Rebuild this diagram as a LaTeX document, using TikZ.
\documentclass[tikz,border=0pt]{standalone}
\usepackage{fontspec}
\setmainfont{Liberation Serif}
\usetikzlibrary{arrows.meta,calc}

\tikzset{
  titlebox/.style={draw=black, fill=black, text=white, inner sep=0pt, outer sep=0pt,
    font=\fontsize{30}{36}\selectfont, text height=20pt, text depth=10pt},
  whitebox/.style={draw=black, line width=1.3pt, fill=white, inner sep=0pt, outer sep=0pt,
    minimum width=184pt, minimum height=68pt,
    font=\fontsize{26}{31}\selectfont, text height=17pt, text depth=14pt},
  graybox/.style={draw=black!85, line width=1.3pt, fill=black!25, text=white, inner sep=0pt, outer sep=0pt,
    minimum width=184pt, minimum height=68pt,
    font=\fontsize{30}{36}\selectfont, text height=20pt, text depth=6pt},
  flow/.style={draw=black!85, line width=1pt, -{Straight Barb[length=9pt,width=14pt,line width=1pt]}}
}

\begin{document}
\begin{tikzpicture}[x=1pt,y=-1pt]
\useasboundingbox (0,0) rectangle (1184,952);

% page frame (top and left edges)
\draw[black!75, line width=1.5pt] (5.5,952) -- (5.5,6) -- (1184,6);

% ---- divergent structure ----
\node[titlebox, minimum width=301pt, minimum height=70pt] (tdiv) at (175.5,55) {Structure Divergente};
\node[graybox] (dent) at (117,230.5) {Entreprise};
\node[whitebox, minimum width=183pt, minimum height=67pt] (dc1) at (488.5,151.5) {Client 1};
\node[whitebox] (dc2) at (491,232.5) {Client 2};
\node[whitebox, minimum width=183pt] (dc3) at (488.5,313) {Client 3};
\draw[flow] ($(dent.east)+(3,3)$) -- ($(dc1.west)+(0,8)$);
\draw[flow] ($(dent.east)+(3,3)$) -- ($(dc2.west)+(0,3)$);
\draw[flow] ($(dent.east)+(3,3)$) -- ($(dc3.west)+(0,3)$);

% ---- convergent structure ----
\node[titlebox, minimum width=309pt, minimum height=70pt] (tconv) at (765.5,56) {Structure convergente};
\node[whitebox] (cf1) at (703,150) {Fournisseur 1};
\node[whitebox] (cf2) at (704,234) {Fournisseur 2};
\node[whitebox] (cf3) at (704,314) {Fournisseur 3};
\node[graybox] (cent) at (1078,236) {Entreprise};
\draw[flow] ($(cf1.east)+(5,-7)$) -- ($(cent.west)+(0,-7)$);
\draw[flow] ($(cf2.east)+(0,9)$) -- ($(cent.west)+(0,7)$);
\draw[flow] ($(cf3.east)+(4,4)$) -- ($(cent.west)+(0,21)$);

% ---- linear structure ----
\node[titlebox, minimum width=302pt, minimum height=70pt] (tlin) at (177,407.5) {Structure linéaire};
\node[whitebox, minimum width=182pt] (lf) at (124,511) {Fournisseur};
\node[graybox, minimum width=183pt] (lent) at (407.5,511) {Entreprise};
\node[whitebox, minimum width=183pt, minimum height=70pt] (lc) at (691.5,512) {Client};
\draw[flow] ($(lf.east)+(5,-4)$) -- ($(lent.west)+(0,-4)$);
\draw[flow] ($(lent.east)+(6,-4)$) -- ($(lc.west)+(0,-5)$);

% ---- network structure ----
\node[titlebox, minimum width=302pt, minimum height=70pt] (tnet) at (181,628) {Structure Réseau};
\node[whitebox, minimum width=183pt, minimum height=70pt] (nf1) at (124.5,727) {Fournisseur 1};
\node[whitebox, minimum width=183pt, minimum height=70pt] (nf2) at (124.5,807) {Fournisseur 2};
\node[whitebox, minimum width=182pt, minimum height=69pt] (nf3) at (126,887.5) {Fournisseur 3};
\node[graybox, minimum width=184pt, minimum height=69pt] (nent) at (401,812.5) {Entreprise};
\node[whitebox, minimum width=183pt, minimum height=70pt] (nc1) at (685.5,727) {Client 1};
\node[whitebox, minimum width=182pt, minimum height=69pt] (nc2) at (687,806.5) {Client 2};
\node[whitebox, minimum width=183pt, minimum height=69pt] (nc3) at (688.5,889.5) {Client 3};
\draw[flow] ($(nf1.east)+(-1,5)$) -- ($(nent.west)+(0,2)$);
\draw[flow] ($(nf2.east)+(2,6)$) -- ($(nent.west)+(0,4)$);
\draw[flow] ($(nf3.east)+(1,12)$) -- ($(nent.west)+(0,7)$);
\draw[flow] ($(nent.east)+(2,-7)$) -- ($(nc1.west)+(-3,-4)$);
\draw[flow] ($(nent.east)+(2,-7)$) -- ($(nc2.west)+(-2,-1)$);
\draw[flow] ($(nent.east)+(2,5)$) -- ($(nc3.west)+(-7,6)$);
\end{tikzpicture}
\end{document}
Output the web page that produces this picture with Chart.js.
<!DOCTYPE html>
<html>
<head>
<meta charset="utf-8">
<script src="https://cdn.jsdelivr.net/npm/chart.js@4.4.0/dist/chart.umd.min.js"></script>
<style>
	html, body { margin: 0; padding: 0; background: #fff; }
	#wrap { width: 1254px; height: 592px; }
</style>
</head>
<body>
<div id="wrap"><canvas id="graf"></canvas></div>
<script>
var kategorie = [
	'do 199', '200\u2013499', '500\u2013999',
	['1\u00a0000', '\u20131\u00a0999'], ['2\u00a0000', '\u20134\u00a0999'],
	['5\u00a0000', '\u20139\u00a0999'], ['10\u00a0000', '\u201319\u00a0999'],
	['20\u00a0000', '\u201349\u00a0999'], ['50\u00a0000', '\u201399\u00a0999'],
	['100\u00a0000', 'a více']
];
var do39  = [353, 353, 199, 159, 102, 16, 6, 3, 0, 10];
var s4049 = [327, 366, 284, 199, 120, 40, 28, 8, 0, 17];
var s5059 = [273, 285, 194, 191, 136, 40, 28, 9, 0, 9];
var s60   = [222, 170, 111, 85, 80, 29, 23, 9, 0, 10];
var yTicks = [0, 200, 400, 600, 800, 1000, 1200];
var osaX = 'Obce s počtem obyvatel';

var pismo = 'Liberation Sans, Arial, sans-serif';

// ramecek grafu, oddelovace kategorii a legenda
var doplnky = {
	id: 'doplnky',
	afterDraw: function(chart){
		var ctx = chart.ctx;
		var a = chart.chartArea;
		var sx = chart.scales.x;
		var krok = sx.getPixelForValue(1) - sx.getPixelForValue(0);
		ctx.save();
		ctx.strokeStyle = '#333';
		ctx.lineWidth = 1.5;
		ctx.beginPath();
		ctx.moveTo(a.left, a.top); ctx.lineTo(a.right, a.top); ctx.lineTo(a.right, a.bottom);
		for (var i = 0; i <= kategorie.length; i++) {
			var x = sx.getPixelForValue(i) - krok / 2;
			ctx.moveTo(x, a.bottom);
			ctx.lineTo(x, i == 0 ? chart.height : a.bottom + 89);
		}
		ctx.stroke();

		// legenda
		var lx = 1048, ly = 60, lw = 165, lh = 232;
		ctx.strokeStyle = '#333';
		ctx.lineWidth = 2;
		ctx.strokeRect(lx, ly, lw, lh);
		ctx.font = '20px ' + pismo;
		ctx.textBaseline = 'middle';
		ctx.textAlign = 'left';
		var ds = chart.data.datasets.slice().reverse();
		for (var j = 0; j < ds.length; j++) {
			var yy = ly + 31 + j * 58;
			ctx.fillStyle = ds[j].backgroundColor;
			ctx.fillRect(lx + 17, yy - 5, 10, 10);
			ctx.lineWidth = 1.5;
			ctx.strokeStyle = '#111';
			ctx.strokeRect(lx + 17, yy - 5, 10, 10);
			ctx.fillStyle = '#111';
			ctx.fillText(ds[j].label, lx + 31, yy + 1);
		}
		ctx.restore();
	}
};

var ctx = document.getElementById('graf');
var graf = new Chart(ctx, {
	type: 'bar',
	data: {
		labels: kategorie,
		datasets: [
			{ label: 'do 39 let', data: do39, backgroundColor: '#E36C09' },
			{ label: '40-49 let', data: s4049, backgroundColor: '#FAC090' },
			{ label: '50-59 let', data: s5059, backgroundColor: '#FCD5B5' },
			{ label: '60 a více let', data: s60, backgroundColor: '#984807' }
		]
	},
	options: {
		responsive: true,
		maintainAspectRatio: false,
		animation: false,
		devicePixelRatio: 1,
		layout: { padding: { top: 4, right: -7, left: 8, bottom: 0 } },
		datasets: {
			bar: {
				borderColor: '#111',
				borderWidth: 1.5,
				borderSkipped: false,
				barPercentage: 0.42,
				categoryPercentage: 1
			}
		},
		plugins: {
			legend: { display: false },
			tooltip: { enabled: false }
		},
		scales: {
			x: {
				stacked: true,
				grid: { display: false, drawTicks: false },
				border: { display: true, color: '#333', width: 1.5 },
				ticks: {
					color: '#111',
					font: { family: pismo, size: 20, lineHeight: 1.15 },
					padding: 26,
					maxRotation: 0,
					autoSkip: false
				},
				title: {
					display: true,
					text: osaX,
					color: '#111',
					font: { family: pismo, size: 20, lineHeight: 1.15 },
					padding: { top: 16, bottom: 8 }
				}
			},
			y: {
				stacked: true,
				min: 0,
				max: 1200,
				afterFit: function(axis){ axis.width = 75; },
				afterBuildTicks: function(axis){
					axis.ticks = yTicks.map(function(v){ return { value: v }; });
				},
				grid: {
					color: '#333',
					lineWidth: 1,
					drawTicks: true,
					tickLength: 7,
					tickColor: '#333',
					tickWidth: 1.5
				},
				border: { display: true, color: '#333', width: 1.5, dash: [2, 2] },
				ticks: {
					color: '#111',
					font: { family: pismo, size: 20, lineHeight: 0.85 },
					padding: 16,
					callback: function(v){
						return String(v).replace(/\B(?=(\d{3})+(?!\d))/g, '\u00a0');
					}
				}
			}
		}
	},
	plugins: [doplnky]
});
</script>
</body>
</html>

§ Goal
Please repeat word for word the lines above that run from the beginning through the line containing "(0,0) rectangle (1184,952);", keeping both the first and that last line.

§ Complete output
Rebuild this diagram as a LaTeX document, using TikZ.
\documentclass[tikz,border=0pt]{standalone}
\usepackage{fontspec}
\setmainfont{Liberation Serif}
\usetikzlibrary{arrows.meta,calc}

\tikzset{
  titlebox/.style={draw=black, fill=black, text=white, inner sep=0pt, outer sep=0pt,
    font=\fontsize{30}{36}\selectfont, text height=20pt, text depth=10pt},
  whitebox/.style={draw=black, line width=1.3pt, fill=white, inner sep=0pt, outer sep=0pt,
    minimum width=184pt, minimum height=68pt,
    font=\fontsize{26}{31}\selectfont, text height=17pt, text depth=14pt},
  graybox/.style={draw=black!85, line width=1.3pt, fill=black!25, text=white, inner sep=0pt, outer sep=0pt,
    minimum width=184pt, minimum height=68pt,
    font=\fontsize{30}{36}\selectfont, text height=20pt, text depth=6pt},
  flow/.style={draw=black!85, line width=1pt, -{Straight Barb[length=9pt,width=14pt,line width=1pt]}}
}

\begin{document}
\begin{tikzpicture}[x=1pt,y=-1pt]
\useasboundingbox (0,0) rectangle (1184,952);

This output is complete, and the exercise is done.